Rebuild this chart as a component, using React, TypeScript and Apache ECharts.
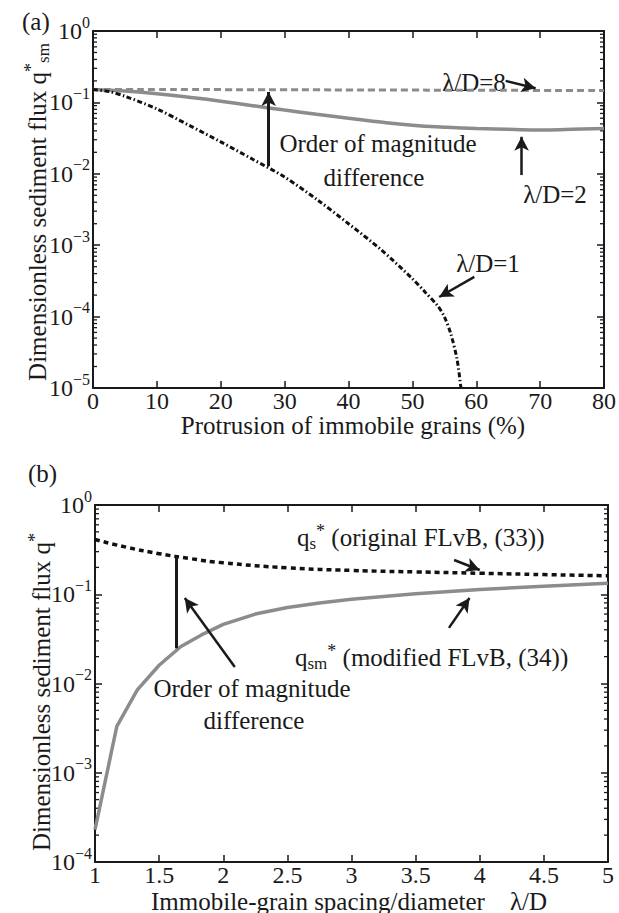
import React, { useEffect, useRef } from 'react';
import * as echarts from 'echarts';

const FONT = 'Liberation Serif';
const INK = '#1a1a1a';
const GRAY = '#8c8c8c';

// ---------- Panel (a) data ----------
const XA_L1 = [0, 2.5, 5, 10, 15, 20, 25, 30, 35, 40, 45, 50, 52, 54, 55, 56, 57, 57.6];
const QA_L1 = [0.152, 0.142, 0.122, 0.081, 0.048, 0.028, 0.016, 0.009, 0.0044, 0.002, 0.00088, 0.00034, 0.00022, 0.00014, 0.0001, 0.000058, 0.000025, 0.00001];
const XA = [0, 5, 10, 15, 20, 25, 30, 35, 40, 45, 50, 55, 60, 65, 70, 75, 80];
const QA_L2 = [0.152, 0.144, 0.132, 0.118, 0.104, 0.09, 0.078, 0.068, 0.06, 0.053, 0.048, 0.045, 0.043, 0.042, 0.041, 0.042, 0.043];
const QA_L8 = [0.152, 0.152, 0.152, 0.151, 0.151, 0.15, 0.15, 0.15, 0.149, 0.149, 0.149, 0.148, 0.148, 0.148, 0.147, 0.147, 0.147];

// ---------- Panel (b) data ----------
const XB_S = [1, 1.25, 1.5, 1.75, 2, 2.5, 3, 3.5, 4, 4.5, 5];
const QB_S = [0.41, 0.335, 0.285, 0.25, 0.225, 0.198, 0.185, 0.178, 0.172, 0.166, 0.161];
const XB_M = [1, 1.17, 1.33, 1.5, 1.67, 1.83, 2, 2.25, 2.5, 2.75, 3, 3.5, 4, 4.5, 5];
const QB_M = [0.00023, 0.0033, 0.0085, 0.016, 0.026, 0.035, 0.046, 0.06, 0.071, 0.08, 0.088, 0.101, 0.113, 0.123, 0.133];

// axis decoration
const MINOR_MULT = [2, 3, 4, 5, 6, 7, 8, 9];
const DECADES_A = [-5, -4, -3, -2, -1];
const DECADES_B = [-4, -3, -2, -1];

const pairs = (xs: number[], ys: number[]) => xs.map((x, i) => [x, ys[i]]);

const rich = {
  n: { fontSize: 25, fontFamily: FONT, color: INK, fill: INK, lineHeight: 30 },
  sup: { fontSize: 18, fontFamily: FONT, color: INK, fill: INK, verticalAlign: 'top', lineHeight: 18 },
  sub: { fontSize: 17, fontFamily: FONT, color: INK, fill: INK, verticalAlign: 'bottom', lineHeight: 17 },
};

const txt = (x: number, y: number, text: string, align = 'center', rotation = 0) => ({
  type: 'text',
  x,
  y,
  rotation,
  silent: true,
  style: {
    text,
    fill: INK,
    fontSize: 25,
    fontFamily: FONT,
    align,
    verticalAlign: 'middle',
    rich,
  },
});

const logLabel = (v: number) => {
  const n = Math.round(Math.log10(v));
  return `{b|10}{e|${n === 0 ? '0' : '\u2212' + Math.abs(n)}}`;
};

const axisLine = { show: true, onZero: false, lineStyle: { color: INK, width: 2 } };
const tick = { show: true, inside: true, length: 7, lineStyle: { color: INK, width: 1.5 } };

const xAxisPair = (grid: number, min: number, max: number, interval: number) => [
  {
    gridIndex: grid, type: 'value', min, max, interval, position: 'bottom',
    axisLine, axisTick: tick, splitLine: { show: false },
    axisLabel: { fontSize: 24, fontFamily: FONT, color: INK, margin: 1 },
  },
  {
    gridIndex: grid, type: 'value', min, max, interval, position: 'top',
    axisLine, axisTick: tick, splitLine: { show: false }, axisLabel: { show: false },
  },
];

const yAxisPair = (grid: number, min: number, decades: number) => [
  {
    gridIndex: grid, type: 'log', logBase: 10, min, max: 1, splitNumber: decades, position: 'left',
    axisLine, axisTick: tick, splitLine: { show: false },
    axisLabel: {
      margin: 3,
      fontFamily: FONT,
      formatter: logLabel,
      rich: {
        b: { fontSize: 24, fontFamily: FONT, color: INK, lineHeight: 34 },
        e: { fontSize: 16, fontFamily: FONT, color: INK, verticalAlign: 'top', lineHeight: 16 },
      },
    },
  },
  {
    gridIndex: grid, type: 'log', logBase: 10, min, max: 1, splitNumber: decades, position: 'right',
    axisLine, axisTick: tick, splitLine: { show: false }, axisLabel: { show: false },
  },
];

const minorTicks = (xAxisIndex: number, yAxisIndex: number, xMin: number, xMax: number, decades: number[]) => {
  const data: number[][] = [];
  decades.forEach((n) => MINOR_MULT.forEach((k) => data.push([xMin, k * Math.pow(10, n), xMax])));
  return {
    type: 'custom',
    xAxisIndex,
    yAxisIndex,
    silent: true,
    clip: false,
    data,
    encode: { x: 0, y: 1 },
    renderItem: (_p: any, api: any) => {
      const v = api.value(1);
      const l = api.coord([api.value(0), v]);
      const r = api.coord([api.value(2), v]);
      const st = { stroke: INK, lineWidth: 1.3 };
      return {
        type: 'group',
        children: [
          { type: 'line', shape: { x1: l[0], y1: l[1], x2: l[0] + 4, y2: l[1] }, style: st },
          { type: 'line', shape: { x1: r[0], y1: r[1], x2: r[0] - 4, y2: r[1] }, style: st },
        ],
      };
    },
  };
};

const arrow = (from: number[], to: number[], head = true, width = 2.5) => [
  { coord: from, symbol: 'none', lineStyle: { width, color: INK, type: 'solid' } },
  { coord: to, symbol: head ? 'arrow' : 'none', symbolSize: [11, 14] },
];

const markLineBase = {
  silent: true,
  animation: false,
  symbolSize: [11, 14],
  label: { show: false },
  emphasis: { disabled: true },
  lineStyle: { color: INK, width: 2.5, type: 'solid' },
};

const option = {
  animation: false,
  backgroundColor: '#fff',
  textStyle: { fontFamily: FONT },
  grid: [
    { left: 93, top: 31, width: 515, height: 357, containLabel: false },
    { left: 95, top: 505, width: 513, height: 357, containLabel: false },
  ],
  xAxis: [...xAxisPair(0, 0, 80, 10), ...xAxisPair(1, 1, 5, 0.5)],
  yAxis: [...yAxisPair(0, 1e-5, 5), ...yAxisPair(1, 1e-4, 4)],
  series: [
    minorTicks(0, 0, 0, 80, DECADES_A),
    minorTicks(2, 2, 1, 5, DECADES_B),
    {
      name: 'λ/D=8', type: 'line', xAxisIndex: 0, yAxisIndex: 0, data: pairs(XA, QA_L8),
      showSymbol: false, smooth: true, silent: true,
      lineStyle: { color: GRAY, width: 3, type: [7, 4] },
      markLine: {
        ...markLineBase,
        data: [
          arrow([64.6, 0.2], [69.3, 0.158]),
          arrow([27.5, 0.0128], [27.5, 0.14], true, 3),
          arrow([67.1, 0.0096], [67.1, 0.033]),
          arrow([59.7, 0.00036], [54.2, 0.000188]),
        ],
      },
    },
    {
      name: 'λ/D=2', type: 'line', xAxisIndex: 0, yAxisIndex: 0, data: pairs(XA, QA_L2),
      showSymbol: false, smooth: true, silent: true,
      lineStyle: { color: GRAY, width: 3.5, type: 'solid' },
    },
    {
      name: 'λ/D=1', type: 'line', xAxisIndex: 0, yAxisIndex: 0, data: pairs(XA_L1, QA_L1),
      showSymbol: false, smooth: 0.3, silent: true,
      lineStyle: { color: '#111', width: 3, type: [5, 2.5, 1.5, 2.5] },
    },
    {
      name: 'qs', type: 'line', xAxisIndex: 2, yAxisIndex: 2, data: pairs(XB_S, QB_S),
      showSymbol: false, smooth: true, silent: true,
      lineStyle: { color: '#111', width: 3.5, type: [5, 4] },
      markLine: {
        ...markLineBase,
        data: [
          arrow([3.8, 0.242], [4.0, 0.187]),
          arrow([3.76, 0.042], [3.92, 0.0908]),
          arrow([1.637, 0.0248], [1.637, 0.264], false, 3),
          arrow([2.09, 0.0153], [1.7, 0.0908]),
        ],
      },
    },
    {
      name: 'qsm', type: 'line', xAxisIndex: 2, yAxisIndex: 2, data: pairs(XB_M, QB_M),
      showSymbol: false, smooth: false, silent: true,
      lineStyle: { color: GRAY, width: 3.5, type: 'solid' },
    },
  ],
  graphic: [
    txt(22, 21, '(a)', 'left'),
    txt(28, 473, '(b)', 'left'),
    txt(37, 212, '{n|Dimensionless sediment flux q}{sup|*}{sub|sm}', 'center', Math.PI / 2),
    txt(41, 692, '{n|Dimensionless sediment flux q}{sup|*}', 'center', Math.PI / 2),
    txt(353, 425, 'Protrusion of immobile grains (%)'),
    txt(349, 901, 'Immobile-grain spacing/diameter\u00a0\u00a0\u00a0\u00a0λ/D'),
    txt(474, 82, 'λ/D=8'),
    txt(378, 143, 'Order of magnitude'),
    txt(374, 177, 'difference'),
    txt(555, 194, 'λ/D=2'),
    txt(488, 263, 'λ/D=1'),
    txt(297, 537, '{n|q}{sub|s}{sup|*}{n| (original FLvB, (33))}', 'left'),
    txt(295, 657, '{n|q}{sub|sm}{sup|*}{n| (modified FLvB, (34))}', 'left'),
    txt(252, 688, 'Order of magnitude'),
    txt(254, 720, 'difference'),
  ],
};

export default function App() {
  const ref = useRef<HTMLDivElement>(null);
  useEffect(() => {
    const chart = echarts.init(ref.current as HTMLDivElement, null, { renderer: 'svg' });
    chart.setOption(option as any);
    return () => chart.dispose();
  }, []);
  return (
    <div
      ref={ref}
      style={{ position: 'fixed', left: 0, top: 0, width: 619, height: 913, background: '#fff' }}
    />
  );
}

#### Task brief:
Repeat, with no pictures, each line from the beginning of the data through the line containing "const GRAY = '#8c8c8c';", inclusive.

#### Response:
Rebuild this chart as a component, using React, TypeScript and Apache ECharts.
import React, { useEffect, useRef } from 'react';
import * as echarts from 'echarts';

const FONT = 'Liberation Serif';
const INK = '#1a1a1a';
const GRAY = '#8c8c8c';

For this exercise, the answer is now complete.